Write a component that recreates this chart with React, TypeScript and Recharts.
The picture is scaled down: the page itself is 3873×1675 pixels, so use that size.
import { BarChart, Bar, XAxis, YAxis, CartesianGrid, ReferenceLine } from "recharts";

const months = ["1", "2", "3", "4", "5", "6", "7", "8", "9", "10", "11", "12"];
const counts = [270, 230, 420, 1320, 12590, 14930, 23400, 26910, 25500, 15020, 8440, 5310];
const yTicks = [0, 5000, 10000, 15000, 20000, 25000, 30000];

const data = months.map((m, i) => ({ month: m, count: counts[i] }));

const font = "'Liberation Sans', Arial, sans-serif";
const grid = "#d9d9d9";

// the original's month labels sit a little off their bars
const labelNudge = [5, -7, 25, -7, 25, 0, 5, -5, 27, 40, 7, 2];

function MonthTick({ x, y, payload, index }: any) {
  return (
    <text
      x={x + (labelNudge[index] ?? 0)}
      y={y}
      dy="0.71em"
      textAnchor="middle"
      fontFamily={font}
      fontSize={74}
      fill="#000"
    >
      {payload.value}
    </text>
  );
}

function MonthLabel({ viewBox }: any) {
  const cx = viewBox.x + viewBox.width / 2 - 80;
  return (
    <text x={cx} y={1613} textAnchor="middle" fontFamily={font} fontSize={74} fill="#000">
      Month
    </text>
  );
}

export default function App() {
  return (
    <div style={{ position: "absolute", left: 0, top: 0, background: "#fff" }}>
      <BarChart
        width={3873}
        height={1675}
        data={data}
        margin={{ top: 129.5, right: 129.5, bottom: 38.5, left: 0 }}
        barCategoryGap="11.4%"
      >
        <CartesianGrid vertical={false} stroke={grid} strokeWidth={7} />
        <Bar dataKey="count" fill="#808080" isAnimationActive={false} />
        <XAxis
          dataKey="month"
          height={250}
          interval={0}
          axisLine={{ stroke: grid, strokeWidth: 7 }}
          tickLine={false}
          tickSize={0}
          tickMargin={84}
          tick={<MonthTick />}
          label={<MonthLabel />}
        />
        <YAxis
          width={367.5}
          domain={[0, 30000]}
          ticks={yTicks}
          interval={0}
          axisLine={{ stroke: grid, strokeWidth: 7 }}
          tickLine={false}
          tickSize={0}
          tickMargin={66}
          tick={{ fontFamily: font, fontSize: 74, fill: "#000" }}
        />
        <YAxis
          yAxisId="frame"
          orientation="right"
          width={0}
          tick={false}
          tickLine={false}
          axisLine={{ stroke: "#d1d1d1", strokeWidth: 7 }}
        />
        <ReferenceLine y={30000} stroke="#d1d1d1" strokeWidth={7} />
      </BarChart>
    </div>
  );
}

────────────────────

**WHAT THE TASK REQUIRES:** Return the lines above precisely as they appear, beginning at the first line and ending at the line with "27, 40, 7, 2];", and nothing after it.

**TASK OUTPUT:**
Write a component that recreates this chart with React, TypeScript and Recharts.
The picture is scaled down: the page itself is 3873×1675 pixels, so use that size.
import { BarChart, Bar, XAxis, YAxis, CartesianGrid, ReferenceLine } from "recharts";

const months = ["1", "2", "3", "4", "5", "6", "7", "8", "9", "10", "11", "12"];
const counts = [270, 230, 420, 1320, 12590, 14930, 23400, 26910, 25500, 15020, 8440, 5310];
const yTicks = [0, 5000, 10000, 15000, 20000, 25000, 30000];

const data = months.map((m, i) => ({ month: m, count: counts[i] }));

const font = "'Liberation Sans', Arial, sans-serif";
const grid = "#d9d9d9";

// the original's month labels sit a little off their bars
const labelNudge = [5, -7, 25, -7, 25, 0, 5, -5, 27, 40, 7, 2];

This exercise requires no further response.